Groups Subject to FACA
The Federal Advisory Committee Act generally applies to groups that meet the following criteria:
- Are established or "utilized" by a federal official;
- Include at least one member who is not a federal government employee; and
- Provide group advice and recommendations to the Agency.
In addition, groups subject to FACA usually have:
- A fixed membership (i.e., the number and composition of members is set or non-discretionary);
- An organizational structure (e.g., officers and staff); and
- A clearly defined purpose.
It is important to note that at least one court has held that a meeting of individuals that did not meet the criteria listed above was still subject to FACA as that group provided advice to an agency.
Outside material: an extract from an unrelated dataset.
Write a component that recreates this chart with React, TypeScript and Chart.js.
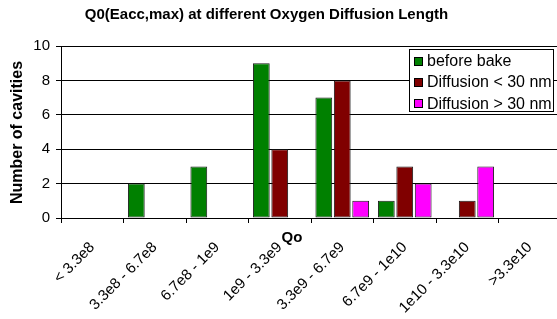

The purpose of your committee (providing advice, information exchange) is more important than the characteristics when determining whether or not it is subject to FACA.
Note: There is no "one meeting" exception
A group that meets only once can still be subject to FACA.
If EPA or another federal agency forms a group, it is considered to have been "established" by the federal government. A group that is established by a non-federal entity is considered to be "utilized" by the federal government if the President or a federal agency exerts "actual management or control" over the group. Criteria considered in determining whether the federal government exercises actual management or control include whether a federal agency selects (or controls the selection of) members, sets the agenda, and/or funds the group's work.
You should address questions regarding the application of FACA to a group established by an entity outside of EPA to the Office of General Counsel's (OGC) FACA attorney.
Note: Committees established or utilized by the executive branch in the interest of obtaining advice or recommendations may be subject to FACA.
Each agency is responsible for ensuring that its advisory committees comply with FACA, though GSA remains responsible for the overall management and implementation of FACA throughout the executive branch. GSA guidance and rules have been published to help agencies comply with the requirements of FACA and successfully manage their advisory committees.
FACA and the GSA rule provide the requirements for establishing, managing, and terminating a federal advisory committee. In addition there are other laws, executive orders, rules, and policies that should be taken into account. These are provided in the appendices to this document. Understand that EPA policies and orders serve as guidance to EPA staff on the roles and responsibilities under FACA and the GSA rules. A more detailed discussion of the roles and responsibilities for the key players in the federal advisory committee process, including the Designated Federal Officer (DFO) and the Committee Management Officer, are discussed in Chapter Two.
Please note: It is EPA policy that subgroups and/or subcommittees (except "working groups") of a chartered advisory committee are subject to all FACA requirements, including recordkeeping, balanced membership, and openness requirements.